Emotions and the Biblical World

Programme

The last few decades have witnessed a growing interest in the study of emotions among scholars of antiquity, reflecting a more general interest among scholars of various disciplines in how different societies throughout the centuries have conceptualised and represented emotions. The Emotions and the Biblical World research group explores the role that emotions play in biblical writings, and in Early Judaism and Early Christianity more generally. This includes but is not limited to patterns of articulating emotions, their significance in worship and broadly understood religious experience, the role of emotions in strategies of persuasion, the vocabulary used to describe emotions and their manifestations, translating emotions discourse, as well as the social and cultural factors that influence their expression, suppression or repression, with a particular focus on the relationship between emotions and gender, and between emotions and the construction of otherness. The literary corpora that we consider are not limited to the Hebrew Bible and the New Testament, but include also other Early Jewish and Early Christian writings.

Chairs

Dominika Kurek-Chomycz
Liverpool Hope University 




Françoise Mirguet
Arizona State University



Ronit Nikolsky
Groningen University


Member Area

Syracuse 2023 Call for Papers

We plan to hold three sessions in 2023. 

 

For the first session, we welcome paper proposals in relation to the broad topic of “divine” emotions. In this context, we welcome abstracts addressing, albeit not limited to, one or more of the following questions or issues:

  • What emotions are ascribed to (the) deity/ies in literary and/or iconographic sources?
  • How is/are (the) deity/ies envisaged to manage their emotions?
  • Are “divine” emotions different from human ones? Are they modelled on one another? If so, in what direction are they modelled?
  • Are there emotions which are considered more appropriate for the divine, and if so, how is this determined? 
  • The reception and interpretation of texts ascribing emotions to (the) deity/ies in antiquity and beyond.
  • The ancient (and modern) philosophical and theological objections to attributing emotions to (the) deity/ies. What hermeneutical strategies have been employed to deal with authoritative texts considered to be problematic in this regard?

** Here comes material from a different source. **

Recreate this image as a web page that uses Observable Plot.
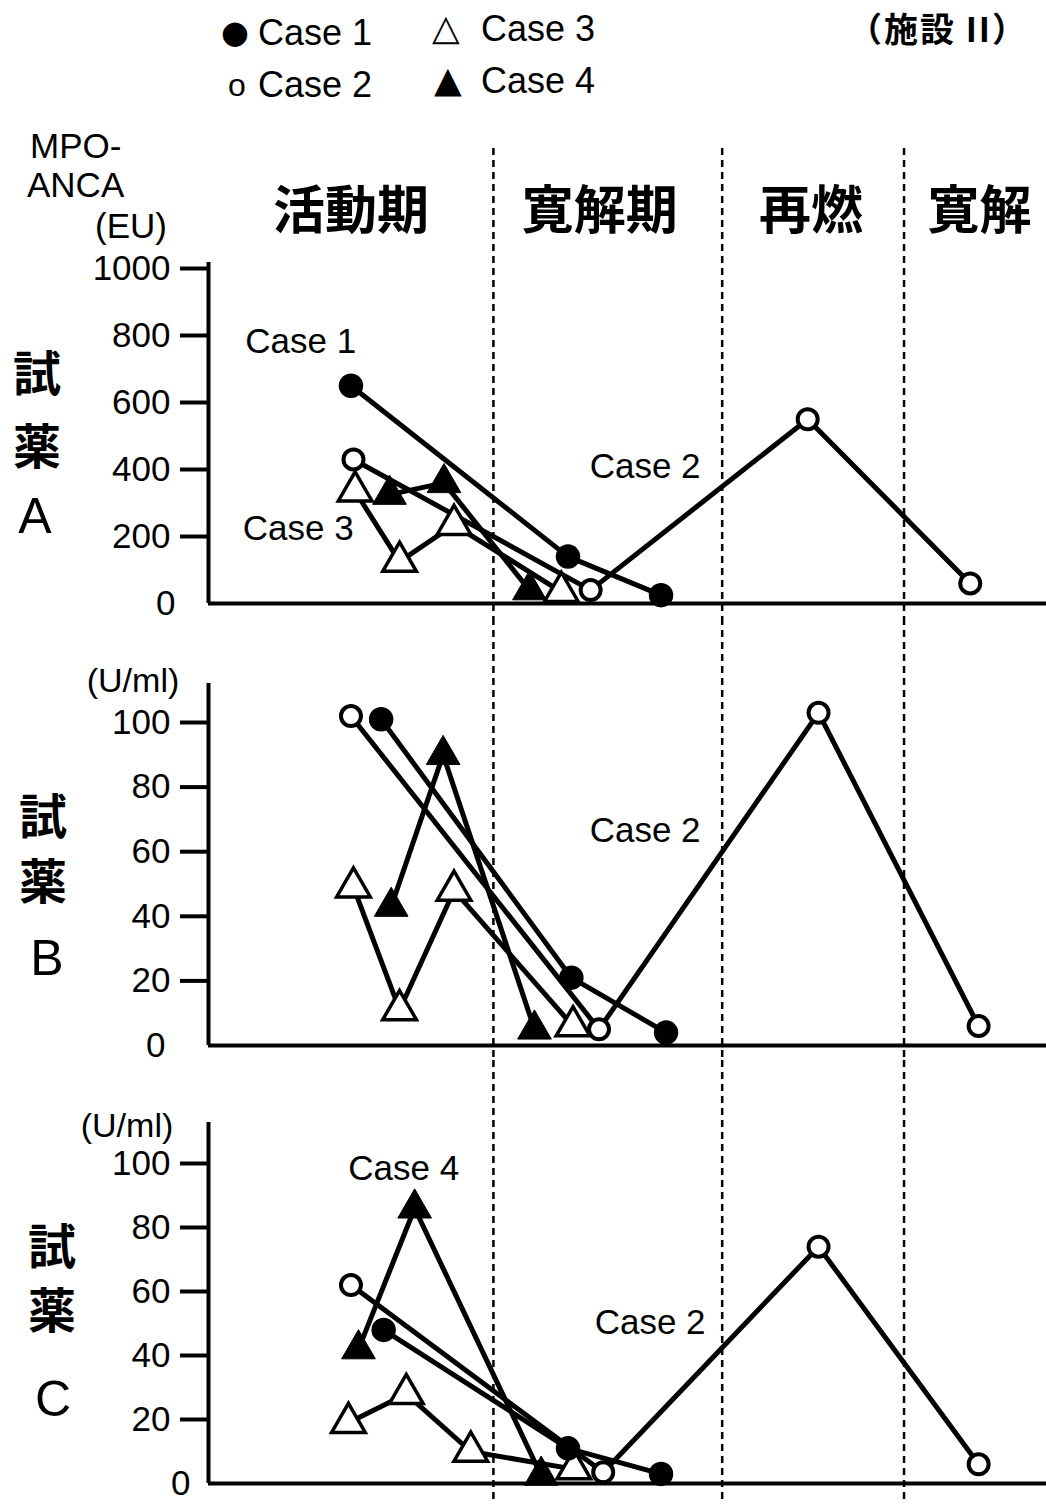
<!DOCTYPE html>
<html><head><meta charset="utf-8">
<script src="https://cdn.jsdelivr.net/npm/d3@7"></script>
<script src="https://cdn.jsdelivr.net/npm/@observablehq/plot@0.6"></script>
<style>
body{margin:0;background:#fff;}
#wrap{position:relative;width:1046px;height:1504px;overflow:hidden;background:#fff;font-family:"Liberation Sans",Arial,sans-serif;color:#000;}
.t{position:absolute;white-space:nowrap;line-height:1;transform:translate(-50%,-50%);}
.l{position:absolute;white-space:nowrap;line-height:1;transform:translateY(-50%);}
.cjk{font-family:"Noto Sans CJK JP",sans-serif;font-weight:700;}
.panel{position:absolute;left:0;}
</style></head><body><div id="wrap"></div>
<script>
// ---- data (x = time position along the course, arbitrary units 0-100) ----
const caseNames = ["Case 1", "Case 2", "Case 3", "Case 4"];
const phaseNames = ["活動期", "寛解期", "再燃", "寛解"];
const phaseCenters = [17.0, 46.7, 71.9, 92.0];
const phaseBounds = [34.0, 61.3, 83.0];

// Reagent A (EU)
const aTicks = [200, 400, 600, 800, 1000];
const aCase1X = [17.0, 42.9, 54.0], aCase1Y = [650, 140, 25];
const aCase2X = [17.3, 45.6, 71.5, 90.9], aCase2Y = [430, 40, 550, 60];
const aCase3X = [17.5, 22.8, 29.3, 42.1], aCase3Y = [335, 125, 235, 35];
const aCase4X = [21.6, 28.1, 38.3], aCase4Y = [325, 360, 40];

// Reagent B (U/ml)
const bTicks = [20, 40, 60, 80, 100];
const bCase1X = [20.6, 43.3, 54.6], bCase1Y = [101, 21, 4];
const bCase2X = [17.0, 46.6, 72.8, 91.9], bCase2Y = [102, 5, 103, 6];
const bCase3X = [17.3, 22.8, 29.3, 43.5], bCase3Y = [49, 11, 48, 6];
const bCase4X = [21.8, 28.0, 38.9], bCase4Y = [43, 90, 5];

// Reagent C (U/ml)
const cTicks = [20, 40, 60, 80, 100];
const cCase1X = [20.9, 42.9, 54.0], cCase1Y = [48, 11, 3];
const cCase2X = [17.0, 47.1, 72.8, 91.9], cCase2Y = [62, 3.5, 74, 6];
const cCase3X = [16.7, 23.6, 31.3, 43.6], cCase3Y = [19, 28, 10, 4.5];
const cCase4X = [17.9, 24.6, 39.7], cCase4Y = [42, 86, 2.5];

// in-plot annotations
const aNotes = [{x: 11.0, y: 780, t: "Case 1"}, {x: 10.7, y: 224, t: "Case 3"}, {x: 52.1, y: 409, t: "Case 2"}];
const bNotes = [{x: 52.1, y: 66.6, t: "Case 2"}];
const cNotes = [{x: 23.3, y: 98.4, t: "Case 4"}, {x: 52.7, y: 50.3, t: "Case 2"}];

// ---- helpers ----
const wrap = document.getElementById("wrap");
const LATIN = "Liberation Sans, Arial, sans-serif";
function txt(s, x, y, size, cls = "t", extra = "") {
  const d = document.createElement("div");
  d.className = cls;
  d.textContent = s;
  d.style.cssText = `left:${x}px;top:${y}px;font-size:${size}px;${extra}`;
  wrap.appendChild(d);
}
const rows = (xs, ys, c) => xs.map((x, i) => ({x, y: ys[i], c}));

function panel(o) {
  const s1 = rows(o.s[0][0], o.s[0][1], caseNames[0]);
  const s2 = rows(o.s[1][0], o.s[1][1], caseNames[1]);
  const s3 = rows(o.s[2][0], o.s[2][1], caseNames[2]);
  const s4 = rows(o.s[3][0], o.s[3][1], caseNames[3]);
  const all = [...s1, ...s2, ...s3, ...s4];
  const marks = [
    Plot.ruleX(phaseBounds, {stroke: "black", strokeWidth: 2.5, strokeDasharray: "7,5", insetTop: o.ruleTop, insetBottom: o.ruleBottom}),
    Plot.axisY(o.ticks, {tickSize: 28, tickPadding: 10, fontSize: 35, strokeWidth: 4, label: null, fontFamily: LATIN, tickFormat: d => String(d)}),
    Plot.axisY([0], {tickSize: 0, tickPadding: o.zeroPad, fontSize: 35, label: null, fontFamily: LATIN, tickFormat: d => String(d)}),
    Plot.ruleX([0], {stroke: "black", strokeWidth: 4, insetTop: o.axisTop}),
    Plot.ruleY([0], {stroke: "black", strokeWidth: 4}),
    Plot.line(all, {x: "x", y: "y", z: "c", stroke: "black", strokeWidth: 5}),
    Plot.dot(s3, {x: "x", y: "y", symbol: "triangle", r: 12.5, fill: "white", stroke: "black", strokeWidth: 3.5}),
    Plot.dot(s4, {x: "x", y: "y", symbol: "triangle", r: 12.5, fill: "black", stroke: "black", strokeWidth: 1}),
    Plot.dot(s1, {x: "x", y: "y", r: 11.5, fill: "black", stroke: "black"}),
    Plot.dot(s2, {x: "x", y: "y", r: 10, fill: "white", stroke: "black", strokeWidth: 4}),
    Plot.text(o.notes, {x: "x", y: "y", text: "t", fontSize: 35, fontFamily: LATIN, fill: "black"})
  ];
  if (o.phases) {
    marks.push(Plot.text(phaseNames, {x: (d, i) => phaseCenters[i], text: d => d, frameAnchor: "top", dy: -76,
      fontSize: 52, fontWeight: 700, fontFamily: "Noto Sans CJK JP, sans-serif", fill: "black"}));
  }
  const svg = Plot.plot({
    width: 1046, height: o.height,
    marginLeft: 208, marginRight: 0, marginTop: o.mt, marginBottom: o.mb,
    x: {domain: [0, 100], axis: null},
    y: {domain: o.domain, axis: null},
    style: {fontFamily: LATIN, background: "transparent", overflow: "visible", color: "black"},
    marks
  });
  svg.classList.add("panel");
  svg.style.top = o.top + "px";
  svg.style.position = "absolute";
  wrap.appendChild(svg);
}

panel({top: 140, height: 478, mt: 128, mb: 15, domain: [0, 1000], ticks: aTicks, notes: aNotes,
  s: [[aCase1X, aCase1Y], [aCase2X, aCase2Y], [aCase3X, aCase3Y], [aCase4X, aCase4Y]],
  ruleTop: -120, ruleBottom: -15, axisTop: -6, zeroPad: 33, phases: true});
panel({top: 618, height: 442, mt: 104, mb: 15, domain: [0, 100], ticks: bTicks, notes: bNotes,
  s: [[bCase1X, bCase1Y], [bCase2X, bCase2Y], [bCase3X, bCase3Y], [bCase4X, bCase4Y]],
  ruleTop: -104, ruleBottom: -15, axisTop: -39, zeroPad: 43});
panel({top: 1060, height: 444, mt: 103, mb: 21, domain: [0, 100], ticks: cTicks, notes: cNotes,
  s: [[cCase1X, cCase1Y], [cCase2X, cCase2Y], [cCase3X, cCase3Y], [cCase4X, cCase4Y]],
  ruleTop: -103, ruleBottom: -21, axisTop: -41, zeroPad: 18});

// ---- legend, title and labels ----
txt("●", 221, 32, 32, "l", "font-family:DejaVu Sans;");
txt(caseNames[0], 258, 33, 36, "l");
txt("△", 432, 28, 36, "l", "font-family:DejaVu Sans;");
txt(caseNames[2], 481, 29, 36, "l");
txt("o", 228, 85, 32, "l");
txt(caseNames[1], 258, 85, 36, "l");
txt("▲", 434, 80, 36, "l", "font-family:DejaVu Sans;");
txt(caseNames[3], 481, 81, 36, "l");
txt("（施設 II）", 938, 28, 34, "t cjk", "letter-spacing:2px;");

txt("MPO-", 30, 145, 35, "l");
txt("ANCA", 27, 184, 35, "l");
txt("(EU)", 131, 225, 35);
txt("(U/ml)", 133, 680, 34);
txt("(U/ml)", 127, 1125, 34);

txt("試", 37, 370, 48, "t cjk");
txt("薬", 37, 443, 48, "t cjk");
txt("A", 35, 516, 50);
txt("試", 43, 813, 48, "t cjk");
txt("薬", 43, 878, 48, "t cjk");
txt("B", 47, 958, 50);
txt("試", 52, 1243, 48, "t cjk");
txt("薬", 52, 1307, 48, "t cjk");
txt("C", 53, 1399, 50);
</script></body></html>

Studies on both textual and visual material are welcome. Papers that engage Syracuse’s/Sicily’s monuments and archaeological past are encouraged. 

 

The second session will be devoted to a methodological theme: the cognitive approach to studying emotions. Here papers are encouraged to look into what the cognitive approach contributes to the study of emotions, and what is the difference between this approach and the more common History of Emotions approach. We welcome both theoretical papers and case studies.

 

We also plan to hold an open session, offering an opportunity to present work along the goals of the unit as specified in the research group description above, whether from a theoretical perspective or as case studies.